Buna göre, Uber'in aksine bir süredir sürücülerini 'çalışan' olarak sınıflandırmaya imkan tanıyacak düzenlemelerin çıkmasını bekleyen Lyft, halka arzdan sonra da en aktif sürücülerine 10 bin dolara kadar 'bonus' vermeyi planlıyor. Şirketin böylece, çalışanları ile ilişkilerini güçlendirmesi hedefleniyor.

ZARARI 911 MİLYON DOLAR

Lyft'in atacağı adımın, bir dizi yeni gelişmenin de başlangıcı olması bekleniyor. Öyle ki, 2019'da Uber, Airbnb, Slack, Pinterest ve Postmates gibi başlıca 'unicorn'ların (milyar dolarlık girişim) halka arz edilecek olması Lyft'in girişimini daha da önemli kılıyor.

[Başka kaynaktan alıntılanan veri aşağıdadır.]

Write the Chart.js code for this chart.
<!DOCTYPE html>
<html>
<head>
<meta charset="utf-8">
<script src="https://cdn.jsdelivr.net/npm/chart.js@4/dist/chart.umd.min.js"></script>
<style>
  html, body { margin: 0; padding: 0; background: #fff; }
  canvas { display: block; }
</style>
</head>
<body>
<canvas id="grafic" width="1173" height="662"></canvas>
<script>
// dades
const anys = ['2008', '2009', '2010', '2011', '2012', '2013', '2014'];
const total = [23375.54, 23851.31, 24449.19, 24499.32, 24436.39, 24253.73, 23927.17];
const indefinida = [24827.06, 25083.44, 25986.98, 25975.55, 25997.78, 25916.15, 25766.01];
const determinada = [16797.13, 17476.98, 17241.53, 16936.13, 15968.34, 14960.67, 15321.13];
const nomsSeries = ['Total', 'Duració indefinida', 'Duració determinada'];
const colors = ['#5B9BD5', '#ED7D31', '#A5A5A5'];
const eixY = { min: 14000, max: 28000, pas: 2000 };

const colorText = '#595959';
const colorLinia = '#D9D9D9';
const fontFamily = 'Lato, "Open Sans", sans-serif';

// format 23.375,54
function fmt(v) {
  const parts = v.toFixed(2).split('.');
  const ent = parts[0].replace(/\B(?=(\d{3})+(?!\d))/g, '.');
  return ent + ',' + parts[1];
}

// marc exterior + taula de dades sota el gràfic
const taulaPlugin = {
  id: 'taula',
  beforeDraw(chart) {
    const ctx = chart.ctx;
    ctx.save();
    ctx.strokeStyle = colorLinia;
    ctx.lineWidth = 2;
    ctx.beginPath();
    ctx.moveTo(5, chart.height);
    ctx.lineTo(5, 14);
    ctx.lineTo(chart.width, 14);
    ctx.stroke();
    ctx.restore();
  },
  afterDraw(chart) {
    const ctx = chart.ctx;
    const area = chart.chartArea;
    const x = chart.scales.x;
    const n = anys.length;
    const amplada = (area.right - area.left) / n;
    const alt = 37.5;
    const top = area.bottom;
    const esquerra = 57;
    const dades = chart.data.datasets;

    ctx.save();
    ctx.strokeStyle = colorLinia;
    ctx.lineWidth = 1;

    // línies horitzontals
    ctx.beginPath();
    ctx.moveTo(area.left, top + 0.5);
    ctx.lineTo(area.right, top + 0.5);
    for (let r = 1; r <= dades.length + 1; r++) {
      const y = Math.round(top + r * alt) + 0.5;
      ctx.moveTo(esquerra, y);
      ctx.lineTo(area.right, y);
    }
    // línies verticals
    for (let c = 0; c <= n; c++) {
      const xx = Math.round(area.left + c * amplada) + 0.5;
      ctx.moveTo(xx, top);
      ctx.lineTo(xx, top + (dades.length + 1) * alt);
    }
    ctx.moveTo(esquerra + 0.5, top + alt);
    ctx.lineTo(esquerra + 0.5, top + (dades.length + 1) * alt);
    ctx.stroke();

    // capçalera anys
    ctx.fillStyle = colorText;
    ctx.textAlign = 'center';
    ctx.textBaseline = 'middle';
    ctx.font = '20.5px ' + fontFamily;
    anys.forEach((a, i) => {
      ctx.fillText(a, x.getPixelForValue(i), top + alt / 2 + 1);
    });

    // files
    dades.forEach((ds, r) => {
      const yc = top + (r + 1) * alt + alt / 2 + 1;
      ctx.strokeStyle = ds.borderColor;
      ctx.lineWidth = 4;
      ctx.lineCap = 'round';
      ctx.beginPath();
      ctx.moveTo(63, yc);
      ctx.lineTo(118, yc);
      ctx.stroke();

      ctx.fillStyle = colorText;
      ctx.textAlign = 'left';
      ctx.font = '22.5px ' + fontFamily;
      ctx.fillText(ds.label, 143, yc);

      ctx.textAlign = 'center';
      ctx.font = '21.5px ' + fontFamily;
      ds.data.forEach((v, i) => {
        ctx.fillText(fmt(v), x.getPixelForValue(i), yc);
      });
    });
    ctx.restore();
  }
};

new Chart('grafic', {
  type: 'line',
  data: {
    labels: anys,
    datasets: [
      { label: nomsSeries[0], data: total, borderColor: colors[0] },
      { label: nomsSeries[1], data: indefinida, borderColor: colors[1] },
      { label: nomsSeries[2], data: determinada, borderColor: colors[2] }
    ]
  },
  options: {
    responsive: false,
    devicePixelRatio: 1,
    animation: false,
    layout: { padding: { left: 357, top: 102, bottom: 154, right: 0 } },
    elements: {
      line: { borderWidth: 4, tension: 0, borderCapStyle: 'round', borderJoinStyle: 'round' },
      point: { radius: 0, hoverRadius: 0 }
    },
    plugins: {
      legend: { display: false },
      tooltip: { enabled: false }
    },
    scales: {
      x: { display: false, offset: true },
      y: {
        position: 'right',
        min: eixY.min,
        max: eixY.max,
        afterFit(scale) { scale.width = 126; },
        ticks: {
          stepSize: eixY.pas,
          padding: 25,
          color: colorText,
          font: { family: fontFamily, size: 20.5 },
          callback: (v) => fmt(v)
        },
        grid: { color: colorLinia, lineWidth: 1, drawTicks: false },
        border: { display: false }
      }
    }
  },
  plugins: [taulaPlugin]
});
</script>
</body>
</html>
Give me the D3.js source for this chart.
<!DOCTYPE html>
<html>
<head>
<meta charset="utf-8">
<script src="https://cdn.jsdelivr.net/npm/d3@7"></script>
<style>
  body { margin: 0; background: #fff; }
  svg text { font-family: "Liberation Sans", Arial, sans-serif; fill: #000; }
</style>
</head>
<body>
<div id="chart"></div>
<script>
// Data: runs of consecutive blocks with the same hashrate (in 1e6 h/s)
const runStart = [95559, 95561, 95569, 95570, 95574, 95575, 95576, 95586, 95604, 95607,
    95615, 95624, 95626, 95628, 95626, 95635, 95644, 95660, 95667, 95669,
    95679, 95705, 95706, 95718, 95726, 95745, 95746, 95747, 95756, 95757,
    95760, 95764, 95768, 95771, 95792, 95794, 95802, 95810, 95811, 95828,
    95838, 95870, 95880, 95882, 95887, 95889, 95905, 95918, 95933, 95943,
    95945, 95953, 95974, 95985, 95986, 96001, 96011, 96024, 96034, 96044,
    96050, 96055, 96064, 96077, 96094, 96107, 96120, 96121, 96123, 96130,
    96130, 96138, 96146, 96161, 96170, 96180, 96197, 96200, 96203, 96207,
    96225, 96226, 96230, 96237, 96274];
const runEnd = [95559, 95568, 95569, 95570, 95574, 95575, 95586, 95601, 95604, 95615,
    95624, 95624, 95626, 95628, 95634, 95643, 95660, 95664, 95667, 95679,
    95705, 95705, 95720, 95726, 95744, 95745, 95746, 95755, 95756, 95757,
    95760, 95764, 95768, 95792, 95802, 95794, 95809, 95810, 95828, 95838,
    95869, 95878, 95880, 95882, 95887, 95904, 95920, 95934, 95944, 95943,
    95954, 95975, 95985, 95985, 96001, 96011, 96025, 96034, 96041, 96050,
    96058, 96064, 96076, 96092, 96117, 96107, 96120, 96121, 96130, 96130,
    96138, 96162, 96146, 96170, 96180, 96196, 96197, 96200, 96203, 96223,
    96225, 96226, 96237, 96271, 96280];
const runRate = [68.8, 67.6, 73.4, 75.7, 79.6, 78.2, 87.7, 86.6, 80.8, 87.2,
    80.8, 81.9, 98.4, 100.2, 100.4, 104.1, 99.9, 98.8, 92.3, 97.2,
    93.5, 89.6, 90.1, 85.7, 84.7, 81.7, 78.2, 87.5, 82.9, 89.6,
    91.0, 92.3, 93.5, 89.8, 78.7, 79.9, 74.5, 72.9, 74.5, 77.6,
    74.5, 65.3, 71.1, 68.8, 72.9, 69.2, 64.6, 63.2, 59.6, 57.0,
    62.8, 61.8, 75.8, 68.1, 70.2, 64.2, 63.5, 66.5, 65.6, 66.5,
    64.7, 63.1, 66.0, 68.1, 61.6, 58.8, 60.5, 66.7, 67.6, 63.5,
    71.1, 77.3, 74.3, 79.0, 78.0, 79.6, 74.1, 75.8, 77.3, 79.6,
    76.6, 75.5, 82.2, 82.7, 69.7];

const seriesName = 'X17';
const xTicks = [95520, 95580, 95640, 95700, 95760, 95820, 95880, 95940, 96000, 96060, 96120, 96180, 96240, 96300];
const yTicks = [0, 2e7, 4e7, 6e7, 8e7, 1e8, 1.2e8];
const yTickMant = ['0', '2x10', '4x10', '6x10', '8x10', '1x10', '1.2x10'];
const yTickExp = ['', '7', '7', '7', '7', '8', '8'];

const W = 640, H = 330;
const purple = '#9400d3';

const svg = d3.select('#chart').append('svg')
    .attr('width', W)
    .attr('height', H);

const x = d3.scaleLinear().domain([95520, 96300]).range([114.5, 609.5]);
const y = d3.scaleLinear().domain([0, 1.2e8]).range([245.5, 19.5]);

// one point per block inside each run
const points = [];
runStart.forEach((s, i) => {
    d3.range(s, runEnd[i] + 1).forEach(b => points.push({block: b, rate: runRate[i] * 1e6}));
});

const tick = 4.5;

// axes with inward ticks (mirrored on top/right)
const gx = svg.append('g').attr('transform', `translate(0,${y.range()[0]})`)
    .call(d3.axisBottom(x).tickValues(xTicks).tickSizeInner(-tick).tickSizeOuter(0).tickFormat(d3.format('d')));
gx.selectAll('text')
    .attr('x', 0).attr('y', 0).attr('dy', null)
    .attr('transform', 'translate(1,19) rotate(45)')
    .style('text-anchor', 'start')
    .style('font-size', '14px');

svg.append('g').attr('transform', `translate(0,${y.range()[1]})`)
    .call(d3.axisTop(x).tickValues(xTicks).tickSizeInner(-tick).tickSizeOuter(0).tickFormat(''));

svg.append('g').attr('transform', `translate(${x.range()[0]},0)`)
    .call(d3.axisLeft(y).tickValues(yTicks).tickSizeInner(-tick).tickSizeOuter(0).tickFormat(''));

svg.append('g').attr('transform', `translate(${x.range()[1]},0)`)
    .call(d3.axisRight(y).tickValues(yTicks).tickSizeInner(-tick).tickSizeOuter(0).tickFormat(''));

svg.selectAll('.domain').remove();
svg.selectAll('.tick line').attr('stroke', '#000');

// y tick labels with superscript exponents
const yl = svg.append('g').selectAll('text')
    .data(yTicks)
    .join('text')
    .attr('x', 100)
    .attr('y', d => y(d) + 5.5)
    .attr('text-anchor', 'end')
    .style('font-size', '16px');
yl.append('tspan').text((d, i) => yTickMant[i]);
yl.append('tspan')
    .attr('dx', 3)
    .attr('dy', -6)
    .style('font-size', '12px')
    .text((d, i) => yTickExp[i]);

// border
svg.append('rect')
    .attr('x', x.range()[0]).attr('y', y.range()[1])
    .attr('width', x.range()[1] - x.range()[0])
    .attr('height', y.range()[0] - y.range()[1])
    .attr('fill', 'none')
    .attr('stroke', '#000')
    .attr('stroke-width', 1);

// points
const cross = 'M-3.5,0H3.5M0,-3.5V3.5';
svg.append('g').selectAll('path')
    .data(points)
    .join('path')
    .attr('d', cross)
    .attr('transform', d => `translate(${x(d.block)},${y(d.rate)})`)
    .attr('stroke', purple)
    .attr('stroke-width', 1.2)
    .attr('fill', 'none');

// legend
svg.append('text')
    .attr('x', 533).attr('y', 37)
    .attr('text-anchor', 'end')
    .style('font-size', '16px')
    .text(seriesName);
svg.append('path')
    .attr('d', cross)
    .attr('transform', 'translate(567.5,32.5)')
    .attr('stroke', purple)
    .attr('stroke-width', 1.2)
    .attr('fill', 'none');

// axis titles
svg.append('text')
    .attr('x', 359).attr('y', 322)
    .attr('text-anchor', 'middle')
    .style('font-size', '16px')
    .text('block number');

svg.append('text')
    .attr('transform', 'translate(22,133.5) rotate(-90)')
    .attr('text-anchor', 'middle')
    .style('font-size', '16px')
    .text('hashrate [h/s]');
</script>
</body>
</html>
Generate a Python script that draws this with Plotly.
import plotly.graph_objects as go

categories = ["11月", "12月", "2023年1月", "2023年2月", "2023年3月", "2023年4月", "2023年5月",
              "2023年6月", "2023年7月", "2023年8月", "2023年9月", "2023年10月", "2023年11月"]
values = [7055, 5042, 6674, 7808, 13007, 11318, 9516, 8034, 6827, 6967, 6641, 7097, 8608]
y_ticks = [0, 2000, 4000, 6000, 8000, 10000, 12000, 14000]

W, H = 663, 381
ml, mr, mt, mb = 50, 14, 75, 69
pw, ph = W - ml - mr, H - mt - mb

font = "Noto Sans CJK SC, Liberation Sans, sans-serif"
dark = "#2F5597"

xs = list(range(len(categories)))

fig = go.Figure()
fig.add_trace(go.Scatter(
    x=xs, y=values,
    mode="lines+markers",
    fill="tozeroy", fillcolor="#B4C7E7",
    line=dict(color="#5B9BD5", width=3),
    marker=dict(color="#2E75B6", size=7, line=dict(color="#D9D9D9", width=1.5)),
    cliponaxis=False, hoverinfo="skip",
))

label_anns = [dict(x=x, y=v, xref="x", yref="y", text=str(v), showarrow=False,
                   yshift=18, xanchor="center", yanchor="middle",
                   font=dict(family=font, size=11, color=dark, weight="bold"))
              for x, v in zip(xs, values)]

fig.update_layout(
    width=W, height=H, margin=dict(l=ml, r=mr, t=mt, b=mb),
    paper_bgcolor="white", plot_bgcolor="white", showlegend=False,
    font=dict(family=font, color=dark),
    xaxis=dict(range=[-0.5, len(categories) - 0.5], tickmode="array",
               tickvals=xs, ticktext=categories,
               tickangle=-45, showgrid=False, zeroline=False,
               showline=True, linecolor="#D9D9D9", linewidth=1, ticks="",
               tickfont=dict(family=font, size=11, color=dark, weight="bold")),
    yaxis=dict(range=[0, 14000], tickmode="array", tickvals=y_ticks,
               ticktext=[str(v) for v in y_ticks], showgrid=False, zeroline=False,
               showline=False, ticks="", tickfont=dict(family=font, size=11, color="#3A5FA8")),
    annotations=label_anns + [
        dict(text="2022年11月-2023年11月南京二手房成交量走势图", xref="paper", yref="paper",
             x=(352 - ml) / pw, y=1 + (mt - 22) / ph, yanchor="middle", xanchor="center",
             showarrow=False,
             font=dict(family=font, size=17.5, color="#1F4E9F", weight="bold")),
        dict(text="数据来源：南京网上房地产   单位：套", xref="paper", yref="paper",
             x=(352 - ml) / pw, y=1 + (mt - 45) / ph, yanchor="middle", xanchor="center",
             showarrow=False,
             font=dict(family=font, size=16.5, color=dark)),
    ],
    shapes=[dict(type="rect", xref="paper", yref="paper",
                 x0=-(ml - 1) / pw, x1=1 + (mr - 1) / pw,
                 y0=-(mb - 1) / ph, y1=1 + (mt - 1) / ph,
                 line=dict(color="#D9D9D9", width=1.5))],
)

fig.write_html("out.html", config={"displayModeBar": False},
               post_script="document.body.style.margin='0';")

Bu noktada, Lyft'in halka açık piyasaya çıkışı ile, yatırımcılara bu gibi girişimcilere nasıl yatırım yapılacağı konusunda fikir vereceği söylenebilir. Şirketin, en büyük rakibi Uber'e de bu kapsamda bir örnek teşkil edeceğini belirtmekte fayda var.

ABD'DE PAZARI PAYI YÜZDE 39'A YÜKSELDİ

Uber gibi Lyft'te bir süredir zarar ediyor. Taksi çağırma uygulamasının net kaybı 2017'de 688 milyon dolar seviyesinde gerçekleşirken, bu rakamın 2018'de 911 milyon dolara çıkması dikkat çekiyor. Uber ise aynı dönemde 1.8 milyar dolarlık kaybı ile bu konuda Lyft'in önünde yer alıyor.

Bunun yanı sıra, Lyft'in gelirlerinin 2018'de iki kat artarak 2.2 milyar dolara çıkması ve ABD pazarında 2016'daki yüzde 22'lik pazar payının, 2018'de yüzde 39 seviyesine yükselmesi ise yatırımcı nezdinde olumlu bir gelişme olarak kabul görüyor.

Lyft'in Uber'den önce halka açılıyor olması, kuşkusuz bir başarı. Fakat, bu başarının içine bir takım risklerinde olduğunu bilmekte fayda var. Söz konusu risklere yakında bakıldığında ise, şirketin Uber ile paylaşamadığı pazarın akıbeti en belirgin risk olarak öne çıkıyor. Bunun yanı sıra, otonom (sürücüsüz araç) teknolojileri, regulasyonlar ve sürücülerin öngörülemeyen uygunsuz davranışları da bahsi geçen riskler arasında sıralanabilir.

Uber ve Lyft arasındaki rekabetin, halka arzlar ile şekil değiştirmesi de ihtimaller dahilinde bulunuyor. Diğer unicornların da birer birer halka açılacak olmaları göz önüne alınırsa, önümüzdeki dönemde girişimleri karşılaştırmak için yeni parametrelerden faydalanmak zorunda kalabiliriz.

Sonuç olarak, ekosistemde alışık olduğumuz, yatırım tutarı ve kullanıcı sayısı gibi kavramların yerini halka açıklık oranı, hisse senedi fiyatı ve halka arz büyüklüğü gibi yeni karşılaştırma ölçütlerine bırakması şaşırtıcı olmayacaktır.